— BEGIN —

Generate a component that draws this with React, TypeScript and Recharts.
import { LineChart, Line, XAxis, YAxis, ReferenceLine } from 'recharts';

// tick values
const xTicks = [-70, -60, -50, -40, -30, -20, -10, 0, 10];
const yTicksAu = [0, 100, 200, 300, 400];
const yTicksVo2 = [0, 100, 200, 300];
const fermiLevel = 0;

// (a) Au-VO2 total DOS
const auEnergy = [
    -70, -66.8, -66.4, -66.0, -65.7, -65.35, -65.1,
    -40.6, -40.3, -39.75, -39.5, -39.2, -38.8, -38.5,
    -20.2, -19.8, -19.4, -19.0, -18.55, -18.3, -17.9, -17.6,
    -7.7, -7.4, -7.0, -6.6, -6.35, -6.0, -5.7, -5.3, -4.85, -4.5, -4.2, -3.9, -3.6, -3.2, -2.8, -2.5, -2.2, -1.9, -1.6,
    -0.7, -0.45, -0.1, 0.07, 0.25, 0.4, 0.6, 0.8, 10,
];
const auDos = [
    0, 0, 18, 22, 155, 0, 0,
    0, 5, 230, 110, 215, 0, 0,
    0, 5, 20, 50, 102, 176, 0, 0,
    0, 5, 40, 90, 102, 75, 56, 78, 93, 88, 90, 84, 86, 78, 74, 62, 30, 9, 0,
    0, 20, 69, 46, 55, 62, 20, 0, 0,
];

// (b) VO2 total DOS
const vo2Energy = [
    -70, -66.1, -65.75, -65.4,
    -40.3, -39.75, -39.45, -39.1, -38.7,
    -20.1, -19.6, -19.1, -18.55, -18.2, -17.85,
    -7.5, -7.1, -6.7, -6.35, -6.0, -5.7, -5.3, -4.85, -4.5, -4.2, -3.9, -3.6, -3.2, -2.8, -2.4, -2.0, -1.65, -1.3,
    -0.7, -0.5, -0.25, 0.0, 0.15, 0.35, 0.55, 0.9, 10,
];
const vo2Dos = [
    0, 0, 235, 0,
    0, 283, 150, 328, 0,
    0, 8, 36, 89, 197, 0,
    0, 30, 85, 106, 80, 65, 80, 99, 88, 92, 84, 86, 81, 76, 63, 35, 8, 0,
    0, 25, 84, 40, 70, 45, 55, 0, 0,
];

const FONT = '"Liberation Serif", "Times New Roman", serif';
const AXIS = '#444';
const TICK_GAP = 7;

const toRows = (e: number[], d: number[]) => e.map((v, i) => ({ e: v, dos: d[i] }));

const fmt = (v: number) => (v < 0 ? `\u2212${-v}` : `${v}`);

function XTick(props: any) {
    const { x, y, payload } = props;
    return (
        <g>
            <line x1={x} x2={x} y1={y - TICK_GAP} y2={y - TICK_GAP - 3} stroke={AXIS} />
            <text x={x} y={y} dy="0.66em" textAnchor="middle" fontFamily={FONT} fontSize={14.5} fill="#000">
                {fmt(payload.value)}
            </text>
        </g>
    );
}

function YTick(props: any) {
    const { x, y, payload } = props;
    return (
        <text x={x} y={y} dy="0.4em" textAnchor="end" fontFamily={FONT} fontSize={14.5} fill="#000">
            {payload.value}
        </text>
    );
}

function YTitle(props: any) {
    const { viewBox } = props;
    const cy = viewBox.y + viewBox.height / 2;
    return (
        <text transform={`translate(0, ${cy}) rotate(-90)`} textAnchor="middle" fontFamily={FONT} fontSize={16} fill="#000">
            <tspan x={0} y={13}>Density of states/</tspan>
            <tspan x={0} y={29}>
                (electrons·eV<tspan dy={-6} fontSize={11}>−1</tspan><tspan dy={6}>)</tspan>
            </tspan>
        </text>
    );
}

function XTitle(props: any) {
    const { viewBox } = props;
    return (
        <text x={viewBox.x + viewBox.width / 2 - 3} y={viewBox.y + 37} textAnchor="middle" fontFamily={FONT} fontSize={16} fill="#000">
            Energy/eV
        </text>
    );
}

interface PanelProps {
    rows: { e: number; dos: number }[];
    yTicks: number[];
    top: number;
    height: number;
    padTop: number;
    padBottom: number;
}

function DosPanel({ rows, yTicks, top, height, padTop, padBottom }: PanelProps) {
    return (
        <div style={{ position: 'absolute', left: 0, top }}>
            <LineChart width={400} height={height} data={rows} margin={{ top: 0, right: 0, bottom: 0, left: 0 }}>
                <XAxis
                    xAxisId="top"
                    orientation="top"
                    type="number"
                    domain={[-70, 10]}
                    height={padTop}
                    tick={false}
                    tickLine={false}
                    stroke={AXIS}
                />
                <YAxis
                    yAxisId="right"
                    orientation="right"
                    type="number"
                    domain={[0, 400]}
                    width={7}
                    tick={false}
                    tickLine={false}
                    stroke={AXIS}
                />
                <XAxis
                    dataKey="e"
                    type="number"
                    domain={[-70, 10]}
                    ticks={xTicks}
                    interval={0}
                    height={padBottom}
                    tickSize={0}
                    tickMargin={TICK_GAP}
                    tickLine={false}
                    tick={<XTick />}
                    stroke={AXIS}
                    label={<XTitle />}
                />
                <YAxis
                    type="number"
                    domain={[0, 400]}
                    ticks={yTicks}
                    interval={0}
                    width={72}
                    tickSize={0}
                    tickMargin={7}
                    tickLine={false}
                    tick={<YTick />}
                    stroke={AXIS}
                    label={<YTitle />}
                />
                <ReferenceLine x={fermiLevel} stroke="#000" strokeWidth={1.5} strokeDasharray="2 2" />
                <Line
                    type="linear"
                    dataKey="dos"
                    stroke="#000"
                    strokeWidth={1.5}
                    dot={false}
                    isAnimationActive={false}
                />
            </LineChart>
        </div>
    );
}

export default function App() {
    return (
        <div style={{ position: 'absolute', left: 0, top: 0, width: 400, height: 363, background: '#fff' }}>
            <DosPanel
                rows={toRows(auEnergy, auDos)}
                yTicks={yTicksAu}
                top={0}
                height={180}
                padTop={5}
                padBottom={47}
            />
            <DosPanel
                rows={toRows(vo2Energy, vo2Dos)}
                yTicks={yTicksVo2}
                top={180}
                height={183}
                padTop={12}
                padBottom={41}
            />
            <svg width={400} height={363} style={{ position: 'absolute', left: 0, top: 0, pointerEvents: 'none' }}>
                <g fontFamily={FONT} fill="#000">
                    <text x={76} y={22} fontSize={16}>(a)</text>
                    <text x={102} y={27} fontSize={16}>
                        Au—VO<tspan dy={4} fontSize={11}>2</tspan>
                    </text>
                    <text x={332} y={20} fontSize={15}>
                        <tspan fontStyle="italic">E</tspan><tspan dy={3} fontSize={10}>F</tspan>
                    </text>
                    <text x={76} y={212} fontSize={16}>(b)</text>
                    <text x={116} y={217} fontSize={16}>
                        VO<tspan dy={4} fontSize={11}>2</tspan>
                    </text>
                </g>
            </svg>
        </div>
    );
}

— END —
— BEGIN —

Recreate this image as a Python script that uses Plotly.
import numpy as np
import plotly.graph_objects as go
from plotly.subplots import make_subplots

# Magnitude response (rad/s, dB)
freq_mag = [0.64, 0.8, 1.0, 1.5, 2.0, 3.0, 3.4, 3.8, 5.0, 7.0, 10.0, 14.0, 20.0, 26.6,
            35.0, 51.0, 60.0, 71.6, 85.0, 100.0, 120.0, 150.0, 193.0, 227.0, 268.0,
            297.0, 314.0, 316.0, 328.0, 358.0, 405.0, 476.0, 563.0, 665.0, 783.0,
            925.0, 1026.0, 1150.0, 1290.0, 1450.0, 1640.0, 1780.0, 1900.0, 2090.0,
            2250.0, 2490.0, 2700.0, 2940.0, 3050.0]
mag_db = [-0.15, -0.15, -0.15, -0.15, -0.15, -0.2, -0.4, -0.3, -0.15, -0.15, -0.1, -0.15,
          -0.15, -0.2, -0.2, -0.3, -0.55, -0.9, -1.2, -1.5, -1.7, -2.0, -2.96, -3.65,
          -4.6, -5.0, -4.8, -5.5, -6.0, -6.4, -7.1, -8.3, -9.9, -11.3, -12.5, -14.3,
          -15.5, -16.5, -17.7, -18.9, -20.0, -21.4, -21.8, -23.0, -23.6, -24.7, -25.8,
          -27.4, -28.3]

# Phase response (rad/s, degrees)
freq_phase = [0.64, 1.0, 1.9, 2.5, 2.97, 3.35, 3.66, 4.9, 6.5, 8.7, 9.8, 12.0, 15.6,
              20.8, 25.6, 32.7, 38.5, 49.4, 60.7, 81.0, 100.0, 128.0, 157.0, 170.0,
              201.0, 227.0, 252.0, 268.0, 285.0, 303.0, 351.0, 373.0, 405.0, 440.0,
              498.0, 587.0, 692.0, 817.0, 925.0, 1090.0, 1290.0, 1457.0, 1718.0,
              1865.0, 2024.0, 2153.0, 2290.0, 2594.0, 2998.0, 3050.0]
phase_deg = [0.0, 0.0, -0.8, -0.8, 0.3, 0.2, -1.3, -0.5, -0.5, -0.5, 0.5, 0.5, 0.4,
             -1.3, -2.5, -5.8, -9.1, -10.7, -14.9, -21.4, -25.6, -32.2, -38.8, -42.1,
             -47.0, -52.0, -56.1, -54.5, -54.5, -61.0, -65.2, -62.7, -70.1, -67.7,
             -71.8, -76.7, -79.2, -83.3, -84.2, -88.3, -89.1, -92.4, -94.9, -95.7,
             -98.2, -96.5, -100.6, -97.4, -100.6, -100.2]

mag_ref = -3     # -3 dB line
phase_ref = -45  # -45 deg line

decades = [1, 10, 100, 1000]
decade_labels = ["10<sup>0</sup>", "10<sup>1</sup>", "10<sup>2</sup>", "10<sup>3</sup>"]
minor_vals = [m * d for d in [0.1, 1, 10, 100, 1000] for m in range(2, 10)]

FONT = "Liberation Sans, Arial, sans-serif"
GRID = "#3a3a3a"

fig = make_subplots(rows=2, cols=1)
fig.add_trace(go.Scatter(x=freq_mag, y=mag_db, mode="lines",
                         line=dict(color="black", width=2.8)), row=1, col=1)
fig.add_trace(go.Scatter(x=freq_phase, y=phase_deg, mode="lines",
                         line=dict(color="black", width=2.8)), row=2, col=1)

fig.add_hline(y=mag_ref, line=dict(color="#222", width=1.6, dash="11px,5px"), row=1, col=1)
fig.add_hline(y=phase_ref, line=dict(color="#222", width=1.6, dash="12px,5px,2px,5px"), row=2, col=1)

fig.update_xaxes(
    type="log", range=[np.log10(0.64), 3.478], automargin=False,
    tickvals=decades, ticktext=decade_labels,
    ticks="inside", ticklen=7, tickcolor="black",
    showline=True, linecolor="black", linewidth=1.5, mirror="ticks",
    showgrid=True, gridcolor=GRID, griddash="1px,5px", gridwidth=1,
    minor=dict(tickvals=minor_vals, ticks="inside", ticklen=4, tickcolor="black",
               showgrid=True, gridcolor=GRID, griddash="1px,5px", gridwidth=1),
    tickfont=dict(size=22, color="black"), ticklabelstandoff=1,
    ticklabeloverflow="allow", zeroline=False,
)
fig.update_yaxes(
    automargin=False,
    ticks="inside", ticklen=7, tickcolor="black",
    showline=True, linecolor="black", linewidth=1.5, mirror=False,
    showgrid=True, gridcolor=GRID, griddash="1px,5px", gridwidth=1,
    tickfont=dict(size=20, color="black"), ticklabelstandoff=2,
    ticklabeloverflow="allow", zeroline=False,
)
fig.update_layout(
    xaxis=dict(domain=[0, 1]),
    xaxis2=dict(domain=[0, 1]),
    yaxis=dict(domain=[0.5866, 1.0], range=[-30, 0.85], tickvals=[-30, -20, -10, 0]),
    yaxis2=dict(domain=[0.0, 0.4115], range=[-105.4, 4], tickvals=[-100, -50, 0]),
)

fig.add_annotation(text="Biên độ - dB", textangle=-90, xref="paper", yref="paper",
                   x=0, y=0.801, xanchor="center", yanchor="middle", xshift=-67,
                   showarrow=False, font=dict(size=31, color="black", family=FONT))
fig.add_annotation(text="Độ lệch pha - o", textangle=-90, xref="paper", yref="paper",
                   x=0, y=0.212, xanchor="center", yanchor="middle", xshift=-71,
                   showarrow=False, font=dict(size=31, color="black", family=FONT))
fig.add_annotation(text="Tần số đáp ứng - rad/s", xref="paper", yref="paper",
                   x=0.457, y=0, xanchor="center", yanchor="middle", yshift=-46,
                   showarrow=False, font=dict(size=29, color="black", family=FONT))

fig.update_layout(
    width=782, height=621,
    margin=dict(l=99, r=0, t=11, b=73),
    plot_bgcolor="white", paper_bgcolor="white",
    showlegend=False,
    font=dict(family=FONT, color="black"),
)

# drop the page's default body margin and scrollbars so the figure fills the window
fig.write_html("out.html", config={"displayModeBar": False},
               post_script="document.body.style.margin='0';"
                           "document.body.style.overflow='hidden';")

— END —

## The task:
From the line with "Generate a component" through the line with "const fermiLevel = 0;", repeat every line exactly, both ends included, and nothing outside that range.

## Answer below:
Generate a component that draws this with React, TypeScript and Recharts.
import { LineChart, Line, XAxis, YAxis, ReferenceLine } from 'recharts';

// tick values
const xTicks = [-70, -60, -50, -40, -30, -20, -10, 0, 10];
const yTicksAu = [0, 100, 200, 300, 400];
const yTicksVo2 = [0, 100, 200, 300];
const fermiLevel = 0;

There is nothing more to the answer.